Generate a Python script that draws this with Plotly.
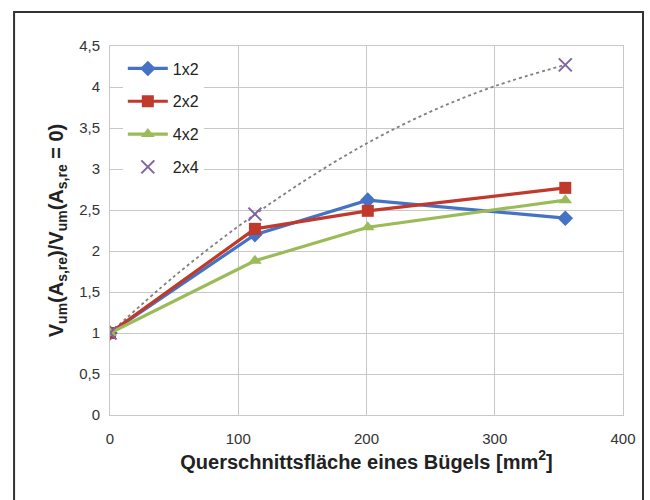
import plotly.graph_objects as go

# Data
x_vals = [0, 113, 201, 355]
y_1x2 = [1.0, 2.20, 2.62, 2.40]
y_2x2 = [1.0, 2.27, 2.49, 2.77]
y_4x2 = [1.0, 1.88, 2.29, 2.62]
x_2x4 = [0, 113, 355]
y_2x4 = [1.0, 2.45, 4.27]
# dotted trend curve
trend_x = [0, 50, 100, 150, 200, 250, 300, 355]
trend_y = [1.0, 1.69, 2.30, 2.84, 3.31, 3.70, 4.01, 4.27]

x_ticks = [0, 100, 200, 300, 400]
y_ticks = [0, 0.5, 1, 1.5, 2, 2.5, 3, 3.5, 4, 4.5]
y_ticklabels = ["0", "0,5", "1", "1,5", "2", "2,5", "3", "3,5", "4", "4,5"]

fig = go.Figure()

fig.add_trace(go.Scatter(
    x=trend_x, y=trend_y, mode="lines", line=dict(color="#7f7f7f", width=1.8, dash="dot", shape="spline"),
    showlegend=False, hoverinfo="skip"))

fig.add_trace(go.Scatter(
    x=x_vals, y=y_1x2, mode="lines+markers", name="1x2", legendgroup="a",
    line=dict(color="#4472C4", width=3.2), marker=dict(symbol="diamond", size=12, color="#4472C4")))
fig.add_trace(go.Scatter(
    x=x_vals, y=y_2x2, mode="lines+markers", name="2x2", legendgroup="b",
    line=dict(color="#C0392B", width=3.2), marker=dict(symbol="square", size=12, color="#C0392B")))
fig.add_trace(go.Scatter(
    x=x_vals, y=y_4x2, mode="lines+markers", name="4x2", legendgroup="c",
    line=dict(color="#9BBB59", width=3.2), marker=dict(symbol="triangle-up", size=12, color="#9BBB59")))
fig.add_trace(go.Scatter(
    x=x_2x4, y=y_2x4, mode="markers", name="2x4", legendgroup="d",
    marker=dict(symbol="x-thin", size=13, line=dict(color="#8064A2", width=2), color="#8064A2")))

fig.update_layout(
    width=650, height=500,
    margin=dict(l=110, r=27, t=46, b=85),
    paper_bgcolor="white", plot_bgcolor="white",
    font=dict(family="Liberation Sans, Arial, sans-serif", color="#333333", size=15),
    legend=dict(x=0.025, y=0.985, xanchor="left", yanchor="top", bgcolor="white",
                font=dict(size=16, color="#222222"), tracegroupgap=9, itemwidth=40),
    showlegend=True,
)

fig.update_xaxes(
    range=[0, 400], tickvals=x_ticks, ticktext=[str(v) for v in x_ticks],
    showgrid=True, gridcolor="#c8c8c8", gridwidth=1,
    showline=True, linecolor="#c8c8c8", linewidth=1, mirror=True,
    zeroline=False, ticks="", ticklabelstandoff=10, tickfont=dict(size=15, color="#333333"),
    title=dict(text="<b>Querschnittsfläche eines Bügels [mm<sup>2</sup>]</b>", font=dict(size=20, color="#222222"), standoff=8),
)
fig.update_yaxes(
    range=[0, 4.5], tickvals=y_ticks, ticktext=y_ticklabels,
    showgrid=True, gridcolor="#c8c8c8", gridwidth=1,
    showline=True, linecolor="#c8c8c8", linewidth=1, mirror=True,
    zeroline=False, ticks="", ticklabelstandoff=6, tickfont=dict(size=15, color="#333333"),
    title=dict(text="<b>V<sub>um</sub>(A<sub>s,re</sub>)/V<sub>um</sub>(A<sub>s,re</sub> = 0)</b>", font=dict(size=20, color="#222222"), standoff=10),
)

# outer frame
fig.add_shape(type="rect", xref="paper", yref="paper",
              x0=-0.187, x1=1.039, y0=-0.26, y1=1.092,
              line=dict(color="#333333", width=2), fillcolor="rgba(0,0,0,0)", layer="above")

fig.write_html("out.html")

+-------+

(Written instruction) Copy exactly the lines running from the beginning of the listing through the line that has "import plotly.graph_objects as go". Drop the pictures.

(Answer to this problem)
Generate a Python script that draws this with Plotly.
import plotly.graph_objects as go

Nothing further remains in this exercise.